Caspion gripped the guitar in his left hand, his fingers set to the last chord strummed. He’d foolishly left his rifle beyond reach, and recognizing Tillman’s Navy Colt in the hand of the far warrior, he feared his time had come. Yet a calm demeanor and simple hospitality had on occasion saved a hunter his scalp. Caspion slowly motioned with his right hand towards the fire, meaning to offer them coffee.
But Running Hawk saw the intense blue flames of the Veho’s eyes—eyes of a Spirit Hunter—and the hand moving from the red blanket towa
rds the Sacred White of his vision. He focused there, overwhelmed by the blue, the red, and the white, and the elemental colors came alive and spoke a meaning he could not decipher. Blind to the horse and mule in the black night beyond, to his companions who waited impatiently behind, ignoring all but the vision he’d swore to attain—Running Hawk saw only that there was too much power in this circle.
“Ah Haih!”—his piercing cry broke the silence and his frozen will as he struck the Veho with the Thunder Bow. Then he spun his horse and yelled: “Go Brothers!
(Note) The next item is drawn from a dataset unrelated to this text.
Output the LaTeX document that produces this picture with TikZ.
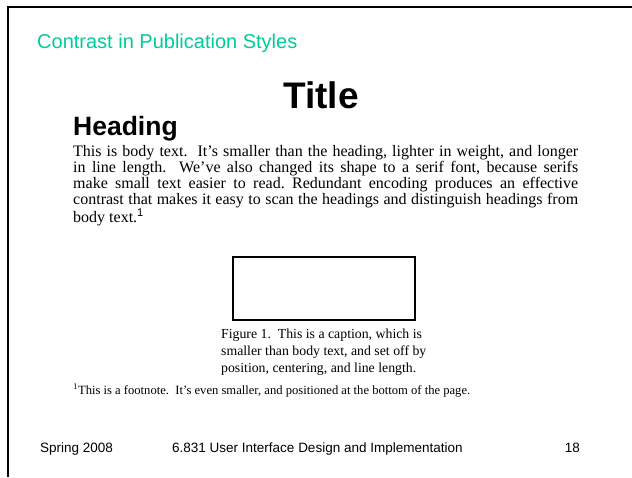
\documentclass[tikz,border=0pt]{standalone}
\usepackage{fontspec}
\setmainfont{Liberation Serif}
\setsansfont{Liberation Sans}
\usetikzlibrary{positioning}
\definecolor{slideTeal}{RGB}{0,204,153}
\definecolor{frameColor}{RGB}{0,0,0}
\frenchspacing

\begin{document}
\begin{tikzpicture}[x=1pt,y=-1pt]
  	\tikzstyle{sans} = [inner sep=0pt,font=\sffamily]
  	\tikzstyle{serif} = [inner sep=0pt,font=\rmfamily]
  	\tikzstyle{footer} = [sans,anchor=base west,font=\sffamily\fontsize{13.5}{16}\selectfont]
  	\tikzset{figbox/.style={draw,line width=1.5pt,minimum width=182pt,minimum height=63pt,inner sep=0pt}}

	  \useasboundingbox (0,0) rectangle (632,477);
	  \draw [frameColor,line width=2pt] (8,477) -- (8,7) -- (632,7);

	  \node [sans,anchor=base west,slideTeal,font=\sffamily\fontsize{20}{24}\selectfont] (slidetitle) at (37,48) {Contrast in Publication Styles};
	  \node [sans,anchor=base,font=\sffamily\bfseries\fontsize{37}{40}\selectfont] (title) at (321,108) {Title};
	  \node [sans,anchor=base west,font=\sffamily\bfseries\fontsize{26.5}{29}\selectfont] (heading) at (73,135) {Heading};

	  \node [serif,anchor=north west,text width=505pt,align=justify,font=\rmfamily\fontsize{16}{16}\selectfont] (body) at (73,145)
	    {This is body text.\ \ It’s smaller than the heading, lighter in weight, and longer\linebreak
	     in line length.\ \ We’ve also changed its shape to a serif font, because serifs\linebreak
	     make small text easier to read. Redundant encoding produces an effective\linebreak
	     contrast that makes it easy to scan the headings and distinguish headings from\linebreak
	     body text.\textsuperscript{\sffamily 1}};

	  \node [figbox,anchor=north west] (figure) at (232,256) {};
	  \node [serif,anchor=north,align=left,font=\rmfamily\fontsize{13.8}{17}\selectfont,below=8pt of figure] (caption)
	    {Figure 1.\ \ This is a caption, which is\\
	     smaller than body text, and set off by\\
	     position, centering, and line length.};

	  \node [serif,anchor=base west,font=\rmfamily\fontsize{12.6}{14}\selectfont] (footnote) at (73,394)
	    {\textsuperscript{1}This is a footnote.\ \ It’s even smaller, and positioned at the bottom of the page.};

	  \node [footer] (term) at (40,452) {Spring 2008};
	  \node [footer] (course) at (172,452) {6.831 User Interface Design and Implementation};
	  \node [footer,anchor=base east] (pagenum) at (580,452) {18};
\end{tikzpicture}
\end{document}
Ride!” For he feared the Spirit Hunter would trap them in the wallow.
At his hot urging they fled, disappearing like barking coyotes into the night.
Stunned by the whip of the bow, Caspion stood vibrant as a string plucked and tuned…and something entered him like water to dying roots, till the blue depths of his eyes overflowed and he sank to his knees before the robe, then to the ground in deeper gratitude, clutching the Mother’s bosom like a child begging forgiveness…and knew not why or of whom.
Running Hawk rode with the celerity of an arrow shot from a bow, weightless upon release, convinced that he’d counted coup on a Spirit Hunter, having entered the circle and escaped. All knew that many were lost while seeking their vision by straying too far into the other world and falling prey to its hunter. For what was this Veho if not a Spirit Hunter? Only the pure in heart were granted a vision; and the rarest gift was to kill a white. But what flesh could both survive a stampede and kill a white? And why a Veho? An unfathomable mystery. He must speak with Awoke In Winter.
Riding at his side, Wears The Wind felt an equal exaltation, released from his Thunder Arrow vow by his uncanny prediction—for the riddle of his words proved true to the event. And the burden of the Contrary fell from his bare shoulders like the cold wind rushing past.
But Dog That Smiles rode with the ponderous weight of lost opportunity accompanying each stride. He didn’t hold by the hocus-pocus of visionaries and old men, had a practical bent that fed the flesh—surely it was a waste, if not a shame, to leave an enemy, a good horse, and a valuable robe behind. Compared to such wealth the revolver at his waist meant nothing. And what of his own glory? Again, nothing. But tonight he must follow as Running Hawk led. This much he respected—this once. Though he would not forget.